§ WRITTEN INSTRUCTION: Go through the material and write it all out exactly, minus the pictures.

━━━━━ RECORDED DATA

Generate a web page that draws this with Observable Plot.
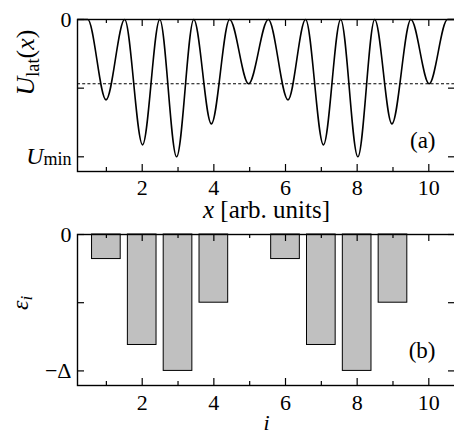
<!DOCTYPE html>
<html>
<head>
<meta charset="utf-8">
<script src="https://cdn.jsdelivr.net/npm/d3@7"></script>
<script src="https://cdn.jsdelivr.net/npm/@observablehq/plot@0.6"></script>
<style>
  html, body { margin: 0; padding: 0; background: white; }
  #chart svg { display: block; }
  #chart svg, #chart svg text, #chart svg tspan { font-family: "Liberation Serif", "Times New Roman", serif !important; }
</style>
</head>
<body>
<div id="chart"></div>
<script>
// ---------- data ----------
// panel (a): lattice potential U_lat(x) — positions of the maxima (U = 0) and of the wells
const edgeX = [0.2, 10.72];                 // curve lies on U = 0 at the frame edges
const peakX = [0.48, 1.51, 2.49, 3.44, 4.44, 5.52, 6.56, 7.54, 8.49, 9.50, 10.52];
const wellX = [0.99, 2.01, 2.96, 3.93, 4.97, 6.07, 7.06, 8.02, 8.97, 10.01];
const wellDepth = [-0.585, -0.913, -1.0, -0.76, -0.468, -0.585, -0.913, -1.0, -0.76, -0.468];
const dashedLevel = -0.468;

// panel (b): on-site energies eps_i
const siteIndex = [1, 2, 3, 4, 5, 6, 7, 8, 9, 10];
const siteEnergy = [-0.18, -0.81, -1.0, -0.5, 0, -0.18, -0.81, -1.0, -0.5, 0];

// axes
const xMajorTicks = [2, 4, 6, 8, 10];
const xMinorTicks = [1, 3, 5, 7, 9];
const yTicks = [0, -0.5, -1];
const yTickLabelsA = ["0", "", "U_min"];
const yTickLabelsB = ["0", "", "−Δ"];
const xLabelA = "x [arb. units]";
const xLabelB = "i";
const yLabelA = "U_lat(x)";
const yLabelB = "ε_i";
const panelTagA = "(a)";
const panelTagB = "(b)";

// ---------- build tables ----------
const curve = [];
edgeX.forEach(x => curve.push({x, u: 0}));
peakX.forEach(x => curve.push({x, u: 0}));
wellX.forEach((x, k) => curve.push({x, u: wellDepth[k]}));
curve.sort((a, b) => a.x - b.x);

const bars = siteIndex.map((i, k) => ({i, e: siteEnergy[k]})).filter(d => d.e !== 0);

// ---------- layout ----------
const W = 454;
const xDomain = [0.194, 10.745];
const yDomain = [-1.107, 0];
const marginLeft = 77, marginRight = -1;
const innerW = W - marginLeft - marginRight;
const FONT = "Liberation Serif";
const TICK_FS = 22;
const BAR_HALF = 0.4;

function frameTicks(innerH) {
  const ink = "black", sw = 1.2;
  return [
    Plot.tickX(xMajorTicks, {x: d => d, insetTop: innerH - 7, stroke: ink, strokeWidth: sw}),
    Plot.tickX(xMajorTicks, {x: d => d, insetBottom: innerH - 7, stroke: ink, strokeWidth: sw}),
    Plot.tickX(xMinorTicks, {x: d => d, insetTop: innerH - 4, stroke: ink, strokeWidth: sw}),
    Plot.tickX(xMinorTicks, {x: d => d, insetBottom: innerH - 4, stroke: ink, strokeWidth: sw}),
    Plot.tickY(yTicks, {y: d => d, insetRight: innerW - 7, stroke: ink, strokeWidth: sw}),
    Plot.tickY(yTicks, {y: d => d, insetLeft: innerW - 7, stroke: ink, strokeWidth: sw})
  ];
}

function axes(yLabels, xLab, yLab, tag, o) {
  return [
    Plot.axisX(xMajorTicks, {tickSize: 0, tickPadding: o.pad, fontSize: TICK_FS, label: null}),
    Plot.axisY(yTicks, {tickSize: 0, tickPadding: 6, fontSize: TICK_FS, label: null,
      tickFormat: (d) => yLabels[yTicks.indexOf(d)]}),
    Plot.text([xLab], {frameAnchor: "bottom", dy: o.xDy, lineAnchor: "bottom", fontSize: o.xFs}),
    Plot.text([yLab], {frameAnchor: "left", rotate: -90, dx: o.yDx, lineAnchor: "bottom", fontSize: o.yFs}),
    Plot.text([tag], {frameAnchor: "bottom-right", dx: -20, dy: o.tagDy, textAnchor: "end", lineAnchor: "bottom", fontSize: 23})
  ];
}

const style = {fontFamily: FONT, fontSize: TICK_FS + "px", color: "black", background: "white", overflow: "visible"};

const topH = 218, topMT = 19, topMB = 47;
const plotA = Plot.plot({
  width: W, height: topH,
  marginLeft, marginRight, marginTop: topMT, marginBottom: topMB,
  style,
  x: {domain: xDomain, axis: null},
  y: {domain: yDomain, axis: null},
  marks: [
    Plot.ruleY([dashedLevel], {stroke: "black", strokeWidth: 1, strokeDasharray: "3,2.2"}),
    Plot.line(curve, {x: "x", y: "u", curve: "monotone-x", stroke: "black", strokeWidth: 1.6}),
    Plot.frame({stroke: "black", strokeWidth: 1.4}),
    ...frameTicks(topH - topMT - topMB),
    ...axes(yTickLabelsA, xLabelA, yLabelA, panelTagA,
      {pad: 7.5, xDy: 46.5, xFs: 25, yDx: -44, yFs: 26, tagDy: -23.5})
  ]
});

const botH = 216, botMT = 16, botMB = 49;
const plotB = Plot.plot({
  width: W, height: botH,
  marginLeft, marginRight, marginTop: botMT, marginBottom: botMB,
  style,
  x: {domain: xDomain, axis: null},
  y: {domain: yDomain, axis: null},
  marks: [
    Plot.rectY(bars, {x1: d => d.i - BAR_HALF, x2: d => d.i + BAR_HALF, y1: 0, y2: "e",
      fill: "#c0c0c0", stroke: "black", strokeWidth: 1}),
    Plot.frame({stroke: "black", strokeWidth: 1.4}),
    ...frameTicks(botH - botMT - botMB),
    ...axes(yTickLabelsB, xLabelB, yLabelB, panelTagB,
      {pad: 8.5, xDy: 44.5, xFs: 22, yDx: -50, yFs: 24, tagDy: -27.5})
  ]
});

// ---------- rich text (italics / subscripts) ----------
const rich = {
  "U_min": [{t: "U", it: true, size: 1.08}, {t: "min", sub: 0.06, size: 0.82}],
  "U_lat(x)": [{t: "U", it: true}, {t: "lat", sub: 0.2, size: 0.7}, {t: "("}, {t: "x", it: true}, {t: ")"}],
  "x [arb. units]": [{t: "x", it: true}, {t: " [arb. units]"}],
  "ε_i": [{t: "ε", it: true}, {t: "i", it: true, sub: 0.2, size: 0.7}],
  "i": [{t: "i", it: true}]
};
function applyRich(svg) {
  d3.select(svg).selectAll("text").each(function () {
    const key = this.textContent;
    const segs = rich[key];
    if (!segs) return;
    const fs = parseFloat(this.getAttribute("font-size")) ||
               parseFloat(this.parentNode.getAttribute("font-size")) || TICK_FS;
    this.textContent = "";
    let shift = 0;
    for (const s of segs) {
      const ts = document.createElementNS("http://www.w3.org/2000/svg", "tspan");
      ts.textContent = s.t;
      if (s.it) ts.setAttribute("font-style", "italic");
      const target = s.sub ? s.sub * fs : 0;
      if (target !== shift) { ts.setAttribute("dy", (target - shift) + "px"); shift = target; }
      if (s.size) ts.setAttribute("font-size", (s.size * fs) + "px");
      this.appendChild(ts);
    }
  });
}
applyRich(plotA);
applyRich(plotB);

document.getElementById("chart").append(plotA, plotB);
</script>
</body>
</html>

━━━━━━━━━━

§ RESPONSE TO THIS TASK:
Generate a web page that draws this with Observable Plot.
<!DOCTYPE html>
<html>
<head>
<meta charset="utf-8">
<script src="https://cdn.jsdelivr.net/npm/d3@7"></script>
<script src="https://cdn.jsdelivr.net/npm/@observablehq/plot@0.6"></script>
<style>
  html, body { margin: 0; padding: 0; background: white; }
  #chart svg { display: block; }
  #chart svg, #chart svg text, #chart svg tspan { font-family: "Liberation Serif", "Times New Roman", serif !important; }
</style>
</head>
<body>
<div id="chart"></div>
<script>
// ---------- data ----------
// panel (a): lattice potential U_lat(x) — positions of the maxima (U = 0) and of the wells
const edgeX = [0.2, 10.72];                 // curve lies on U = 0 at the frame edges
const peakX = [0.48, 1.51, 2.49, 3.44, 4.44, 5.52, 6.56, 7.54, 8.49, 9.50, 10.52];
const wellX = [0.99, 2.01, 2.96, 3.93, 4.97, 6.07, 7.06, 8.02, 8.97, 10.01];
const wellDepth = [-0.585, -0.913, -1.0, -0.76, -0.468, -0.585, -0.913, -1.0, -0.76, -0.468];
const dashedLevel = -0.468;

// panel (b): on-site energies eps_i
const siteIndex = [1, 2, 3, 4, 5, 6, 7, 8, 9, 10];
const siteEnergy = [-0.18, -0.81, -1.0, -0.5, 0, -0.18, -0.81, -1.0, -0.5, 0];

// axes
const xMajorTicks = [2, 4, 6, 8, 10];
const xMinorTicks = [1, 3, 5, 7, 9];
const yTicks = [0, -0.5, -1];
const yTickLabelsA = ["0", "", "U_min"];
const yTickLabelsB = ["0", "", "−Δ"];
const xLabelA = "x [arb. units]";
const xLabelB = "i";
const yLabelA = "U_lat(x)";
const yLabelB = "ε_i";
const panelTagA = "(a)";
const panelTagB = "(b)";

// ---------- build tables ----------
const curve = [];
edgeX.forEach(x => curve.push({x, u: 0}));
peakX.forEach(x => curve.push({x, u: 0}));
wellX.forEach((x, k) => curve.push({x, u: wellDepth[k]}));
curve.sort((a, b) => a.x - b.x);

const bars = siteIndex.map((i, k) => ({i, e: siteEnergy[k]})).filter(d => d.e !== 0);

// ---------- layout ----------
const W = 454;
const xDomain = [0.194, 10.745];
const yDomain = [-1.107, 0];
const marginLeft = 77, marginRight = -1;
const innerW = W - marginLeft - marginRight;
const FONT = "Liberation Serif";
const TICK_FS = 22;
const BAR_HALF = 0.4;

function frameTicks(innerH) {
  const ink = "black", sw = 1.2;
  return [
    Plot.tickX(xMajorTicks, {x: d => d, insetTop: innerH - 7, stroke: ink, strokeWidth: sw}),
    Plot.tickX(xMajorTicks, {x: d => d, insetBottom: innerH - 7, stroke: ink, strokeWidth: sw}),
    Plot.tickX(xMinorTicks, {x: d => d, insetTop: innerH - 4, stroke: ink, strokeWidth: sw}),
    Plot.tickX(xMinorTicks, {x: d => d, insetBottom: innerH - 4, stroke: ink, strokeWidth: sw}),
    Plot.tickY(yTicks, {y: d => d, insetRight: innerW - 7, stroke: ink, strokeWidth: sw}),
    Plot.tickY(yTicks, {y: d => d, insetLeft: innerW - 7, stroke: ink, strokeWidth: sw})
  ];
}

function axes(yLabels, xLab, yLab, tag, o) {
  return [
    Plot.axisX(xMajorTicks, {tickSize: 0, tickPadding: o.pad, fontSize: TICK_FS, label: null}),
    Plot.axisY(yTicks, {tickSize: 0, tickPadding: 6, fontSize: TICK_FS, label: null,
      tickFormat: (d) => yLabels[yTicks.indexOf(d)]}),
    Plot.text([xLab], {frameAnchor: "bottom", dy: o.xDy, lineAnchor: "bottom", fontSize: o.xFs}),
    Plot.text([yLab], {frameAnchor: "left", rotate: -90, dx: o.yDx, lineAnchor: "bottom", fontSize: o.yFs}),
    Plot.text([tag], {frameAnchor: "bottom-right", dx: -20, dy: o.tagDy, textAnchor: "end", lineAnchor: "bottom", fontSize: 23})
  ];
}

const style = {fontFamily: FONT, fontSize: TICK_FS + "px", color: "black", background: "white", overflow: "visible"};

const topH = 218, topMT = 19, topMB = 47;
const plotA = Plot.plot({
  width: W, height: topH,
  marginLeft, marginRight, marginTop: topMT, marginBottom: topMB,
  style,
  x: {domain: xDomain, axis: null},
  y: {domain: yDomain, axis: null},
  marks: [
    Plot.ruleY([dashedLevel], {stroke: "black", strokeWidth: 1, strokeDasharray: "3,2.2"}),
    Plot.line(curve, {x: "x", y: "u", curve: "monotone-x", stroke: "black", strokeWidth: 1.6}),
    Plot.frame({stroke: "black", strokeWidth: 1.4}),
    ...frameTicks(topH - topMT - topMB),
    ...axes(yTickLabelsA, xLabelA, yLabelA, panelTagA,
      {pad: 7.5, xDy: 46.5, xFs: 25, yDx: -44, yFs: 26, tagDy: -23.5})
  ]
});

const botH = 216, botMT = 16, botMB = 49;
const plotB = Plot.plot({
  width: W, height: botH,
  marginLeft, marginRight, marginTop: botMT, marginBottom: botMB,
  style,
  x: {domain: xDomain, axis: null},
  y: {domain: yDomain, axis: null},
  marks: [
    Plot.rectY(bars, {x1: d => d.i - BAR_HALF, x2: d => d.i + BAR_HALF, y1: 0, y2: "e",
      fill: "#c0c0c0", stroke: "black", strokeWidth: 1}),
    Plot.frame({stroke: "black", strokeWidth: 1.4}),
    ...frameTicks(botH - botMT - botMB),
    ...axes(yTickLabelsB, xLabelB, yLabelB, panelTagB,
      {pad: 8.5, xDy: 44.5, xFs: 22, yDx: -50, yFs: 24, tagDy: -27.5})
  ]
});

// ---------- rich text (italics / subscripts) ----------
const rich = {
  "U_min": [{t: "U", it: true, size: 1.08}, {t: "min", sub: 0.06, size: 0.82}],
  "U_lat(x)": [{t: "U", it: true}, {t: "lat", sub: 0.2, size: 0.7}, {t: "("}, {t: "x", it: true}, {t: ")"}],
  "x [arb. units]": [{t: "x", it: true}, {t: " [arb. units]"}],
  "ε_i": [{t: "ε", it: true}, {t: "i", it: true, sub: 0.2, size: 0.7}],
  "i": [{t: "i", it: true}]
};
function applyRich(svg) {
  d3.select(svg).selectAll("text").each(function () {
    const key = this.textContent;
    const segs = rich[key];
    if (!segs) return;
    const fs = parseFloat(this.getAttribute("font-size")) ||
               parseFloat(this.parentNode.getAttribute("font-size")) || TICK_FS;
    this.textContent = "";
    let shift = 0;
    for (const s of segs) {
      const ts = document.createElementNS("http://www.w3.org/2000/svg", "tspan");
      ts.textContent = s.t;
      if (s.it) ts.setAttribute("font-style", "italic");
      const target = s.sub ? s.sub * fs : 0;
      if (target !== shift) { ts.setAttribute("dy", (target - shift) + "px"); shift = target; }
      if (s.size) ts.setAttribute("font-size", (s.size * fs) + "px");
      this.appendChild(ts);
    }
  });
}
applyRich(plotA);
applyRich(plotB);

document.getElementById("chart").append(plotA, plotB);
</script>
</body>
</html>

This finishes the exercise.